当日は何度か遊んだんですが、いずれもまあ同じような結末。私が試した方針(戦略?)は二通り。
基本に忠実な「万遍なく動かして、最後にカメ群を抜けてサッとゴールする差し型」と、ダイナミックに「最初から欲望の赴くまま自分の色を動かしまくる先行型」と。
前者の場合、なんとなくカメが一塊になりながら移動。終盤で、手札がどうしようもなくなり「あげざるを得ない」トス。そして、当然持たざるものは負け、持つものが勝ちました。
後者の場合、序盤からカメ群を後ろにグングン走っていけるかと思いきや、カード構成というか手札の巡りに限界があるため、すぐに息切れ。結局終盤は前者と同じような展開に。っていうか、特定の色を動かすカードがそう多くないので、仕方ないのです。ワイルドの数もたかが知れています。
ということで、バランス調整の段階から「誰が勝つのかな? 君かな?私かな? 最後まで勝負はわからないぞう」というお子様に優しい設定になっているのだ、という結論。行ったり戻ったりしながら、まず間違いなく終盤まで勝負はもつれこみます。少なくともゲーマーが遊ぶ限りは、終盤のカード運勝負になりがち。
まあ1ゲームがほんの10〜15分くらいで終わるので、サクッとブラフ系レースゲーを遊びたい時なんかは最適ではあるんですけどね。説明も簡単ですし。
ニヤニヤしながら、「なるほど、青がお好きなようですな」「いやいや、そちらこそ、緑にご執心のようだ」などとグダグダ言いながら、のらりくらりとカメを動かしあい、最後の最後でキラリと目を光らせて、電光石火のゴールインを決めたりするのが正しい遊び方ではないかと。楽しみ方を知ってゲームに臨めば、わりにオモシロ。
コンポーネントについても、カメ駒といい、カードイラストといい、かわいさ満載。それでいて、ゲーム内容は、なんとも「ボドゲらしさのあること」ばかりなので、子供向けといわず、初心者の方を交えて遊ぶ際にも活躍しそうな気はします。

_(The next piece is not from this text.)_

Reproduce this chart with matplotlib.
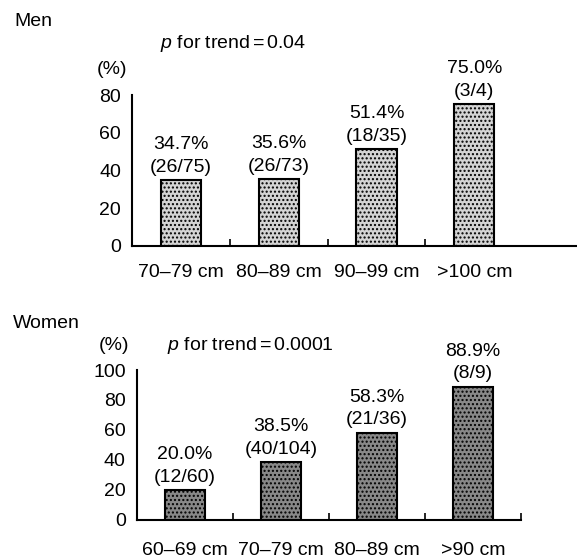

味を薄めてあるとはいえ、クニツィア。駆け引きも楽しめつつ、素直にオモシロー、という感想をいただけるはず。そういう点では、案外、使いでのあるゲームなのかも。


まあ、ゲームの内容としては大体そんな感じなんですけどね。
っていうかね、これを5歳児に遊ばせようとするWining Moves恐るべしですよ。5歳の時からクニツィアがチューンしたゲームを遊ぶ。もはや英才教育の域です。しかもこの内容。まったくもって、末恐ろしい話。Wining Movesの攻めの姿勢が見て取れますね。
で。最後に。
日本でも既に取扱いある本作なんですが。決して「大箱ゲー」ではありません。メーカーはWining Moves。カリブ、カルタヘナトランスアメリカとかのメーカー。本作はこれらより若干小さい箱サイズ。ちなみに現地での販売価格もこれらより若干安め。コンポーネントは確かにカワイイですが、カードとボード、そしてカメ駒と色表示のタイルくらいしか入ってません。重量は軽め。
で、何が言いたいかといいますと。・・・・・・えー、そこはほら、察してください。
今回、ノミネートされたことにより国内流通も次第に充実してくるかと思いますので、さして急ぐ必要はないと思います。という、濁し気味な提案でいかがでしょうか。